(TASK OBJECTIVE) Wherever "React" appears in a line, list that line.

(PROVIDED MATERIAL)
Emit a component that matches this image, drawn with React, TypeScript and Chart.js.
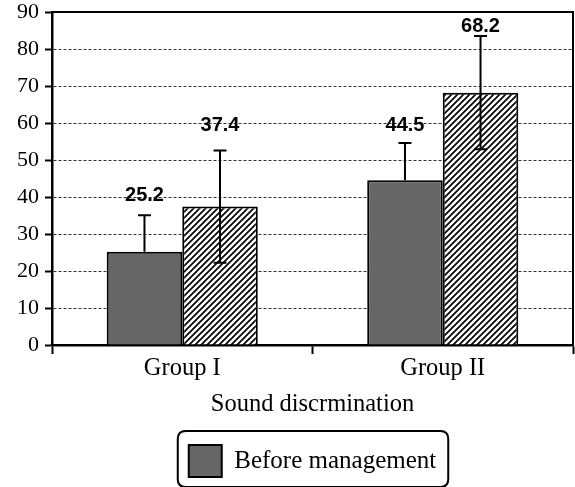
import React, { useEffect, useRef } from "react";
import { Chart, registerables } from "chart.js";

Chart.register(...registerables);

const categories = ["Group I", "Group II"];
const seriesNames = ["Before management", "After management"];
const beforeValues = [25.2, 44.5];
const afterValues = [37.4, 68.2];
const beforeSD = [9.9, 10.1];
const afterSD = [15.2, 15.3];
const beforeLabelText = ["25.2", "44.5"];
const afterLabelText = ["37.4", "68.2"];
const beforeLabelY = [40.5, 59.2];
const afterLabelY = [59.2, 86.2];
const yMin = 0;
const yMax = 90;
const yStep = 10;
const xTitle = "Sound discrmination";

const SERIF = "'Liberation Serif', 'Times New Roman', serif";
const SANS = "'Liberation Sans', Arial, sans-serif";

function makeHatch(): CanvasPattern | string {
  const c = document.createElement("canvas");
  const s = 6;
  c.width = s;
  c.height = s;
  const g = c.getContext("2d");
  if (!g) return "#fff";
  g.fillStyle = "#fff";
  g.fillRect(0, 0, s, s);
  g.strokeStyle = "#000";
  g.lineWidth = 1.7;
  g.beginPath();
  g.moveTo(-1, s + 1);
  g.lineTo(s + 1, -1);
  g.moveTo(-1, 1);
  g.lineTo(1, -1);
  g.moveTo(s - 1, s + 1);
  g.lineTo(s + 1, s - 1);
  g.stroke();
  const p = g.createPattern(c, "repeat");
  return p || "#fff";
}

export default function App() {
  const ref = useRef<HTMLCanvasElement | null>(null);

  useEffect(() => {
    document.body.style.margin = "0";
    const canvas = ref.current;
    if (!canvas) return;
    const hatch = makeHatch();

    const sds = [beforeSD, afterSD];
    const lowerVisible = [false, true];
    const labelTexts = [beforeLabelText, afterLabelText];
    const labelYs = [beforeLabelY, afterLabelY];

    const errorBars = {
      id: "errorBars",
      afterDatasetsDraw(chart: any) {
        const ctx = chart.ctx;
        const ys = chart.scales.y;
        ctx.save();
        ctx.strokeStyle = "#000";
        ctx.lineWidth = 2;
        chart.data.datasets.forEach((ds: any, di: number) => {
          const meta = chart.getDatasetMeta(di);
          meta.data.forEach((bar: any, i: number) => {
            const v = ds.data[i];
            const sd = sds[di][i];
            const yTop = ys.getPixelForValue(v + sd);
            const yBot = lowerVisible[di] ? ys.getPixelForValue(v - sd) : ys.getPixelForValue(v);
            const x = bar.x;
            ctx.beginPath();
            ctx.moveTo(x, yTop);
            ctx.lineTo(x, yBot);
            ctx.moveTo(x - 6.5, yTop);
            ctx.lineTo(x + 6.5, yTop);
            if (lowerVisible[di]) {
              ctx.moveTo(x - 6.5, yBot);
              ctx.lineTo(x + 6.5, yBot);
            }
            ctx.stroke();
          });
        });
        // value labels
        ctx.fillStyle = "#000";
        ctx.font = `bold 20px ${SANS}`;
        ctx.textAlign = "center";
        ctx.textBaseline = "middle";
        chart.data.datasets.forEach((ds: any, di: number) => {
          const meta = chart.getDatasetMeta(di);
          meta.data.forEach((bar: any, i: number) => {
            ctx.fillText(labelTexts[di][i], bar.x, ys.getPixelForValue(labelYs[di][i]));
          });
        });
        ctx.restore();
      },
    };

    const frame = {
      id: "frame",
      afterDraw(chart: any) {
        const ctx = chart.ctx;
        const a = chart.chartArea;
        ctx.save();
        ctx.strokeStyle = "#000";
        ctx.lineWidth = 2;
        ctx.beginPath();
        ctx.moveTo(a.left, a.top);
        ctx.lineTo(a.right, a.top);
        ctx.lineTo(a.right, a.bottom);
        ctx.stroke();
        // legend border
        const lg = chart.legend;
        if (lg && lg.legendHitBoxes && lg.legendHitBoxes.length) {
          const h = lg.legendHitBoxes[0];
          const l = h.left - 11;
          const t = h.top - 14;
          const r = h.left + h.width + 12;
          const b = h.top + h.height + 10;
          const rad = 8;
          ctx.lineWidth = 2;
          ctx.beginPath();
          ctx.moveTo(l + rad, t);
          ctx.lineTo(r - rad, t);
          ctx.quadraticCurveTo(r, t, r, t + rad);
          ctx.lineTo(r, b - rad);
          ctx.quadraticCurveTo(r, b, r - rad, b);
          ctx.lineTo(l + rad, b);
          ctx.quadraticCurveTo(l, b, l, b - rad);
          ctx.lineTo(l, t + rad);
          ctx.quadraticCurveTo(l, t, l + rad, t);
          ctx.stroke();
        }
        ctx.restore();
      },
    };

    const chart = new Chart(canvas, {
      type: "bar",
      data: {
        labels: categories,
        datasets: [
          {
            label: seriesNames[0],
            data: beforeValues,
            backgroundColor: "#666666",
            borderColor: "#000",
            borderWidth: 2,
            barPercentage: 1,
            categoryPercentage: 0.58,
          },
          {
            label: seriesNames[1],
            data: afterValues,
            backgroundColor: hatch as any,
            borderColor: "#000",
            borderWidth: 2,
            barPercentage: 1,
            categoryPercentage: 0.58,
          },
        ],
      },
      options: {
        animation: false,
        responsive: false,
        maintainAspectRatio: false,
        layout: { padding: { top: 12, right: 2, left: 0, bottom: 0 } },
        plugins: {
          tooltip: { enabled: false },
          legend: {
            display: true,
            position: "bottom",
            fullSize: false,
            labels: {
              filter: (item: any) => item.datasetIndex === 0,
              boxWidth: 33,
              boxHeight: 32,
              padding: 12,
              color: "#000",
              font: { family: SERIF, size: 25 },
            },
          },
        },
        scales: {
          x: {
            offset: true,
            grid: {
              offset: true,
              drawOnChartArea: false,
              drawTicks: true,
              tickLength: 9,
              tickColor: "#000",
              tickWidth: 2,
            },
            border: { display: true, color: "#000", width: 2.5 },
            ticks: { color: "#000", font: { family: SERIF, size: 24.5 }, padding: 0 },
            title: {
              display: true,
              text: xTitle,
              color: "#000",
              font: { family: SERIF, size: 24.5 },
              padding: { top: 8, bottom: 14 },
            },
            afterFit: (s: any) => {
              s.height = 88;
            },
          },
          y: {
            min: yMin,
            max: yMax,
            ticks: {
              stepSize: yStep,
              color: "#000",
              font: { family: SERIF, size: 22, lineHeight: 1 },
              padding: 6,
            },
            grid: {
              color: "#333",
              lineWidth: 1,
              tickLength: 7,
              tickColor: "#000",
              tickWidth: 2,
              tickBorderDash: [],
            } as any,
            border: { display: true, color: "#000", width: 2.5, dash: [3, 2] },
            afterFit: (s: any) => {
              s.width = 52;
              s.paddingTop = 0;
              s.paddingBottom = 0;
            },
          },
        },
      },
      plugins: [errorBars, frame],
    });
    return () => chart.destroy();
  }, []);

  return (
    <div style={{ width: 575, height: 487, background: "#fff" }}>
      <canvas ref={ref} width={575} height={487} style={{ display: "block", width: 575, height: 487 }} />
    </div>
  );
}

(ANSWER TO THIS TASK)
Emit a component that matches this image, drawn with React, TypeScript and Chart.js.
import React, { useEffect, useRef } from "react";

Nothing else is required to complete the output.